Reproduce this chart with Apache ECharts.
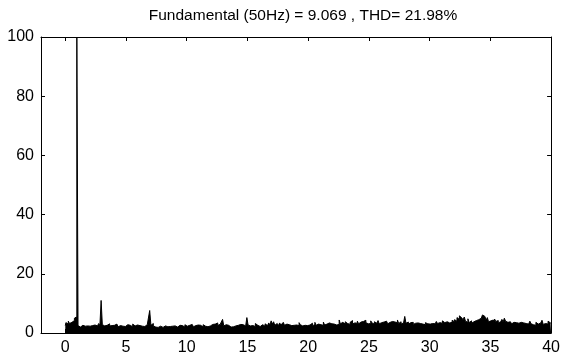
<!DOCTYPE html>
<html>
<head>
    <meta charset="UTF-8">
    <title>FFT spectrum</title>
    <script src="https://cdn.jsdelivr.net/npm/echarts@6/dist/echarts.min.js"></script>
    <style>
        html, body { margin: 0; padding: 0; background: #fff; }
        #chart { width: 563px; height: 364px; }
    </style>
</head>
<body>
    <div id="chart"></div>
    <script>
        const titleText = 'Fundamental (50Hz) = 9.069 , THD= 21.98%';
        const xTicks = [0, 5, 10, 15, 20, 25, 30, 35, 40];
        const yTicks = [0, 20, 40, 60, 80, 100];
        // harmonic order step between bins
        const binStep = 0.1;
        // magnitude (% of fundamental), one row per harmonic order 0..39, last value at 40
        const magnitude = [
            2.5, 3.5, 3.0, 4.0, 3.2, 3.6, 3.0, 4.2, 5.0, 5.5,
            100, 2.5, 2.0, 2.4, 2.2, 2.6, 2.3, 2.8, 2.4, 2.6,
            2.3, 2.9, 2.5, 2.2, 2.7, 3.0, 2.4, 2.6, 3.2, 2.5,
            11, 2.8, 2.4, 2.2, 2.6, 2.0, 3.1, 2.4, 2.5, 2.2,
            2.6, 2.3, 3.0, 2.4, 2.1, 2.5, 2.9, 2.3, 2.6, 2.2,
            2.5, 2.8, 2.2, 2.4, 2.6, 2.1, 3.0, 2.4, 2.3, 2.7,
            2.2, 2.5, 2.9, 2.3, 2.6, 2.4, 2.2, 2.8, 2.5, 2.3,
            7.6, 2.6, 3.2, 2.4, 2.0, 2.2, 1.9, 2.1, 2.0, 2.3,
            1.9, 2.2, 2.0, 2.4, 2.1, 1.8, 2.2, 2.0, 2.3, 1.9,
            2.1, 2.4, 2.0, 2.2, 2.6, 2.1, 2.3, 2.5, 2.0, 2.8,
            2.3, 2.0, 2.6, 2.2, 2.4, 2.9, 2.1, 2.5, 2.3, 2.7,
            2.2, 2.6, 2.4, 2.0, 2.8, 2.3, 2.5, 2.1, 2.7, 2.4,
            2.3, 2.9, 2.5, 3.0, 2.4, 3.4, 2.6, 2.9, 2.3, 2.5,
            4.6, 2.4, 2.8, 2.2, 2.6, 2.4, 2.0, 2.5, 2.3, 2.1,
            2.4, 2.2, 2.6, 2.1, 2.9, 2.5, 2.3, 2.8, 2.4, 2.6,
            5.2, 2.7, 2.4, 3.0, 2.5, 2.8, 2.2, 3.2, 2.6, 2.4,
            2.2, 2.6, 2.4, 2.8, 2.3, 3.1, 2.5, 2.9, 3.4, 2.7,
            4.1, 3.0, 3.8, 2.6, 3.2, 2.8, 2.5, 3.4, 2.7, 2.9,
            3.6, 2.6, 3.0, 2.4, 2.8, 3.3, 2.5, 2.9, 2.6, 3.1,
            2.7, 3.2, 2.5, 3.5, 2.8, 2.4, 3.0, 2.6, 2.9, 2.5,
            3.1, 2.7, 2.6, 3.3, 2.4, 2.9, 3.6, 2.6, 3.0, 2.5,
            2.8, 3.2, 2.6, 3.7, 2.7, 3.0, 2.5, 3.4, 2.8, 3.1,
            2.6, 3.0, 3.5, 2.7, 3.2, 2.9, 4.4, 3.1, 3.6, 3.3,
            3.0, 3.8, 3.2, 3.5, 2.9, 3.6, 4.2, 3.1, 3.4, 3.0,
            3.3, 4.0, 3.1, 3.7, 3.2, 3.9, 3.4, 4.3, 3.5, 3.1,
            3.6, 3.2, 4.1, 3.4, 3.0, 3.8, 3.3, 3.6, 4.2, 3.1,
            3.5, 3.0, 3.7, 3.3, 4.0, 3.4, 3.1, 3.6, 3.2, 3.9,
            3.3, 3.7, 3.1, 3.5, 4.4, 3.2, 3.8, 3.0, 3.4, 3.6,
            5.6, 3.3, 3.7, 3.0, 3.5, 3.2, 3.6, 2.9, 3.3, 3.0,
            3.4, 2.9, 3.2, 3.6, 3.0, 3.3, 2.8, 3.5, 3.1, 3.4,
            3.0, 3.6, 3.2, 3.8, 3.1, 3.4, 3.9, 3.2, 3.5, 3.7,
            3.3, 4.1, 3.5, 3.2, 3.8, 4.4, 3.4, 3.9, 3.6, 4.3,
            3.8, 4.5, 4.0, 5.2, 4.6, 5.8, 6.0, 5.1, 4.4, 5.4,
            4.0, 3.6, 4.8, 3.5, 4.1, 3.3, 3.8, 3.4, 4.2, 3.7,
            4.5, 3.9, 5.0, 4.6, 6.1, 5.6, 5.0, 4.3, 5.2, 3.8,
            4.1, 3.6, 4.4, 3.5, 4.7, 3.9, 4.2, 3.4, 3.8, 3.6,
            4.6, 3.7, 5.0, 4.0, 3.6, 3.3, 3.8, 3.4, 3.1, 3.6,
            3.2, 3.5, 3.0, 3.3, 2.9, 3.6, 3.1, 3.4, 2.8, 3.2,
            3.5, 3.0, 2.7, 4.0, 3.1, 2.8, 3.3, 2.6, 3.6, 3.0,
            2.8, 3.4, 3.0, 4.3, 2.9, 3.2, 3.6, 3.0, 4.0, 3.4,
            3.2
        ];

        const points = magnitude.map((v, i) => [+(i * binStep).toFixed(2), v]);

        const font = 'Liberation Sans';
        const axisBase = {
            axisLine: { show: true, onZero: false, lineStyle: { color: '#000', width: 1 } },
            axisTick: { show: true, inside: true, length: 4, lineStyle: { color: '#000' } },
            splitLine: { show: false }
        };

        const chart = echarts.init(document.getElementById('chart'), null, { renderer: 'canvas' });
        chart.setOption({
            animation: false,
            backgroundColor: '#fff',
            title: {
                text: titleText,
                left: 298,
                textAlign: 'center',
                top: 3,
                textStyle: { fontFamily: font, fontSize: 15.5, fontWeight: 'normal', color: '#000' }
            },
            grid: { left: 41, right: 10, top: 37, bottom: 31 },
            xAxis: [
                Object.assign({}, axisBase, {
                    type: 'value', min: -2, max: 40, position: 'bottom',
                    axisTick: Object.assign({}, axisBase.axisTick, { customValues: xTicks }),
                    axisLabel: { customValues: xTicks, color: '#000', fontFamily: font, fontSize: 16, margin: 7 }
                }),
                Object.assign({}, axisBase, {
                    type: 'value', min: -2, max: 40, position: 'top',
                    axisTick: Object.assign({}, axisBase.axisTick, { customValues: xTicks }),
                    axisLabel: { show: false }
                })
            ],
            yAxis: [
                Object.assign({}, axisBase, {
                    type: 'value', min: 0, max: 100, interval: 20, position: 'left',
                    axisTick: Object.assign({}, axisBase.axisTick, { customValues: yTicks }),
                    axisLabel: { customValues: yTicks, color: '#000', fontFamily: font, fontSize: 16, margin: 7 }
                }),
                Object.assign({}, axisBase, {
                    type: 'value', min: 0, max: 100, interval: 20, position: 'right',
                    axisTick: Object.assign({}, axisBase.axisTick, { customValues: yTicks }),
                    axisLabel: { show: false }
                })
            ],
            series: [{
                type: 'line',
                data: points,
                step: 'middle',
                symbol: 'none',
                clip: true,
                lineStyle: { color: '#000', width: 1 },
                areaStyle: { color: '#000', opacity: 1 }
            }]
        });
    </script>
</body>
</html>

■ ■ ■ ■ ■ ■ ■

### TASK INSTRUCTIONS
Quote the data exactly, leaving every image out of the copy.

### CORRECT RESULT
Reproduce this chart with Apache ECharts.
<!DOCTYPE html>
<html>
<head>
    <meta charset="UTF-8">
    <title>FFT spectrum</title>
    <script src="https://cdn.jsdelivr.net/npm/echarts@6/dist/echarts.min.js"></script>
    <style>
        html, body { margin: 0; padding: 0; background: #fff; }
        #chart { width: 563px; height: 364px; }
    </style>
</head>
<body>
    <div id="chart"></div>
    <script>
        const titleText = 'Fundamental (50Hz) = 9.069 , THD= 21.98%';
        const xTicks = [0, 5, 10, 15, 20, 25, 30, 35, 40];
        const yTicks = [0, 20, 40, 60, 80, 100];
        // harmonic order step between bins
        const binStep = 0.1;
        // magnitude (% of fundamental), one row per harmonic order 0..39, last value at 40
        const magnitude = [
            2.5, 3.5, 3.0, 4.0, 3.2, 3.6, 3.0, 4.2, 5.0, 5.5,
            100, 2.5, 2.0, 2.4, 2.2, 2.6, 2.3, 2.8, 2.4, 2.6,
            2.3, 2.9, 2.5, 2.2, 2.7, 3.0, 2.4, 2.6, 3.2, 2.5,
            11, 2.8, 2.4, 2.2, 2.6, 2.0, 3.1, 2.4, 2.5, 2.2,
            2.6, 2.3, 3.0, 2.4, 2.1, 2.5, 2.9, 2.3, 2.6, 2.2,
            2.5, 2.8, 2.2, 2.4, 2.6, 2.1, 3.0, 2.4, 2.3, 2.7,
            2.2, 2.5, 2.9, 2.3, 2.6, 2.4, 2.2, 2.8, 2.5, 2.3,
            7.6, 2.6, 3.2, 2.4, 2.0, 2.2, 1.9, 2.1, 2.0, 2.3,
            1.9, 2.2, 2.0, 2.4, 2.1, 1.8, 2.2, 2.0, 2.3, 1.9,
            2.1, 2.4, 2.0, 2.2, 2.6, 2.1, 2.3, 2.5, 2.0, 2.8,
            2.3, 2.0, 2.6, 2.2, 2.4, 2.9, 2.1, 2.5, 2.3, 2.7,
            2.2, 2.6, 2.4, 2.0, 2.8, 2.3, 2.5, 2.1, 2.7, 2.4,
            2.3, 2.9, 2.5, 3.0, 2.4, 3.4, 2.6, 2.9, 2.3, 2.5,
            4.6, 2.4, 2.8, 2.2, 2.6, 2.4, 2.0, 2.5, 2.3, 2.1,
            2.4, 2.2, 2.6, 2.1, 2.9, 2.5, 2.3, 2.8, 2.4, 2.6,
            5.2, 2.7, 2.4, 3.0, 2.5, 2.8, 2.2, 3.2, 2.6, 2.4,
            2.2, 2.6, 2.4, 2.8, 2.3, 3.1, 2.5, 2.9, 3.4, 2.7,
            4.1, 3.0, 3.8, 2.6, 3.2, 2.8, 2.5, 3.4, 2.7, 2.9,
            3.6, 2.6, 3.0, 2.4, 2.8, 3.3, 2.5, 2.9, 2.6, 3.1,
            2.7, 3.2, 2.5, 3.5, 2.8, 2.4, 3.0, 2.6, 2.9, 2.5,
            3.1, 2.7, 2.6, 3.3, 2.4, 2.9, 3.6, 2.6, 3.0, 2.5,
            2.8, 3.2, 2.6, 3.7, 2.7, 3.0, 2.5, 3.4, 2.8, 3.1,
            2.6, 3.0, 3.5, 2.7, 3.2, 2.9, 4.4, 3.1, 3.6, 3.3,
            3.0, 3.8, 3.2, 3.5, 2.9, 3.6, 4.2, 3.1, 3.4, 3.0,
            3.3, 4.0, 3.1, 3.7, 3.2, 3.9, 3.4, 4.3, 3.5, 3.1,
            3.6, 3.2, 4.1, 3.4, 3.0, 3.8, 3.3, 3.6, 4.2, 3.1,
            3.5, 3.0, 3.7, 3.3, 4.0, 3.4, 3.1, 3.6, 3.2, 3.9,
            3.3, 3.7, 3.1, 3.5, 4.4, 3.2, 3.8, 3.0, 3.4, 3.6,
            5.6, 3.3, 3.7, 3.0, 3.5, 3.2, 3.6, 2.9, 3.3, 3.0,
            3.4, 2.9, 3.2, 3.6, 3.0, 3.3, 2.8, 3.5, 3.1, 3.4,
            3.0, 3.6, 3.2, 3.8, 3.1, 3.4, 3.9, 3.2, 3.5, 3.7,
            3.3, 4.1, 3.5, 3.2, 3.8, 4.4, 3.4, 3.9, 3.6, 4.3,
            3.8, 4.5, 4.0, 5.2, 4.6, 5.8, 6.0, 5.1, 4.4, 5.4,
            4.0, 3.6, 4.8, 3.5, 4.1, 3.3, 3.8, 3.4, 4.2, 3.7,
            4.5, 3.9, 5.0, 4.6, 6.1, 5.6, 5.0, 4.3, 5.2, 3.8,
            4.1, 3.6, 4.4, 3.5, 4.7, 3.9, 4.2, 3.4, 3.8, 3.6,
            4.6, 3.7, 5.0, 4.0, 3.6, 3.3, 3.8, 3.4, 3.1, 3.6,
            3.2, 3.5, 3.0, 3.3, 2.9, 3.6, 3.1, 3.4, 2.8, 3.2,
            3.5, 3.0, 2.7, 4.0, 3.1, 2.8, 3.3, 2.6, 3.6, 3.0,
            2.8, 3.4, 3.0, 4.3, 2.9, 3.2, 3.6, 3.0, 4.0, 3.4,
            3.2
        ];

        const points = magnitude.map((v, i) => [+(i * binStep).toFixed(2), v]);

        const font = 'Liberation Sans';
        const axisBase = {
            axisLine: { show: true, onZero: false, lineStyle: { color: '#000', width: 1 } },
            axisTick: { show: true, inside: true, length: 4, lineStyle: { color: '#000' } },
            splitLine: { show: false }
        };

        const chart = echarts.init(document.getElementById('chart'), null, { renderer: 'canvas' });
        chart.setOption({
            animation: false,
            backgroundColor: '#fff',
            title: {
                text: titleText,
                left: 298,
                textAlign: 'center',
                top: 3,
                textStyle: { fontFamily: font, fontSize: 15.5, fontWeight: 'normal', color: '#000' }
            },
            grid: { left: 41, right: 10, top: 37, bottom: 31 },
            xAxis: [
                Object.assign({}, axisBase, {
                    type: 'value', min: -2, max: 40, position: 'bottom',
                    axisTick: Object.assign({}, axisBase.axisTick, { customValues: xTicks }),
                    axisLabel: { customValues: xTicks, color: '#000', fontFamily: font, fontSize: 16, margin: 7 }
                }),
                Object.assign({}, axisBase, {
                    type: 'value', min: -2, max: 40, position: 'top',
                    axisTick: Object.assign({}, axisBase.axisTick, { customValues: xTicks }),
                    axisLabel: { show: false }
                })
            ],
            yAxis: [
                Object.assign({}, axisBase, {
                    type: 'value', min: 0, max: 100, interval: 20, position: 'left',
                    axisTick: Object.assign({}, axisBase.axisTick, { customValues: yTicks }),
                    axisLabel: { customValues: yTicks, color: '#000', fontFamily: font, fontSize: 16, margin: 7 }
                }),
                Object.assign({}, axisBase, {
                    type: 'value', min: 0, max: 100, interval: 20, position: 'right',
                    axisTick: Object.assign({}, axisBase.axisTick, { customValues: yTicks }),
                    axisLabel: { show: false }
                })
            ],
            series: [{
                type: 'line',
                data: points,
                step: 'middle',
                symbol: 'none',
                clip: true,
                lineStyle: { color: '#000', width: 1 },
                areaStyle: { color: '#000', opacity: 1 }
            }]
        });
    </script>
</body>
</html>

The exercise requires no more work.